«Una inteligencia superior no puede dejar de ser, por lo menos, provocada por la búsqueda de la Verdad». Y por tanto tampoco Napoleón Bonaparte, militar y político genial, no podía dejar de plantearse las «grandes preguntas» para llegar a conocer a Dios.
En los seis años de exilio en la isla de Santa Elena, Napoleón releyó su propia existencia, y, en largas conversaciones con los oficiales que se habían quedado junto a él, se abrió y habló de su propia fe, del deseo de la Misa, de la confesión y de Dios, sosteniendo que «todo proclama su existencia».
«La inquietud del hombre», afirmaba, «es tal que sólo puede aplacarla el misterio maravilloso del cristianismo» (Il Sole 24 Ore, 17 noviembre).
Las conversaciones de Santa Elena se publicaron en Francia en 1840 escritas por Robert-Antoine de Beauterne, que había trabajado en documentos y declaraciones de testigos. La obra, titulada Sentiment de Napoléon sur le cristianisme, tuvo un inmediato éxito y se reimprimió varias veces.
Las páginas han sido ahora publicadas en Italia en un solo volumen, con prólogo del cardenal Giacomo Biffi.
Los diálogos mantenidos con el escéptico general Bertrand demuestran que, después de una vida en la que no faltaron enfrentamientos con la Iglesia, con «centralismo estatal y burocrático, códigos civiles ‘laicos’, depredaciones», Napoleón murió en la religión católica apostólica romana «perfectamente consciente de su elección», «con los sacramentos y debidamente confesado» (La Nuova Bussola Quotidiana, 26 noviembre).
Impresiona la lucidez de sus razonamientos, de los que surge un insospechado conocimiento de todas las demás religiones, incluyendo las antiguas.
A un Bertrand que se sorprendía de su religiosidad, y que como buen positivista le propinaba “la acostumbrada cantinela de Cristo como ‘gran hombre’ comparable con Alejandro Magno, César y Mahoma”, Napoleón respondía:
«Yo conozco a los hombres y le digo que Cristo no era un hombre. Los espíritus superficiales ven una semejanza entre Cristo y los fundadores de imperios, los conquistadores y las divinidades de otras religiones. Esta semejanza no existe: entre el cristianismo y cualquier otra religión hay una distancia infinita».

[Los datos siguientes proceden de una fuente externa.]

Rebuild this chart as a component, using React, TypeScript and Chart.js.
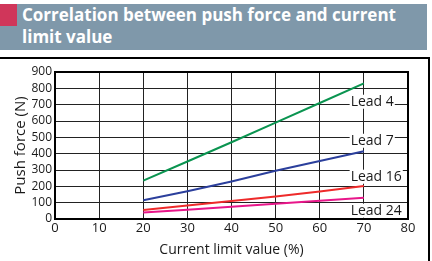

«Usted, general Bertrand, habla de Confucio, Zoroastro, Júpiter y Mahoma. Y sin embargo, la diferencia entre ellos y Cristo es que todo lo que tiene que ver con Cristo muestra la naturaleza divina, mientras que todo lo que tiene que ver a todos los demás muestra la naturaleza terrena», añadía.
«Los pueblos pasan, los tronos se derrumban, pero la Iglesia permanece. Entonces, ¿cuál es la fuerza que mantiene en pie esta Iglesia asaltada por el océano furioso de la cólera y del desprecio del mundo?» preguntaba Napoleón.
«No hay via intermedia – concluía –: o Cristo es un impostor, o es Dios».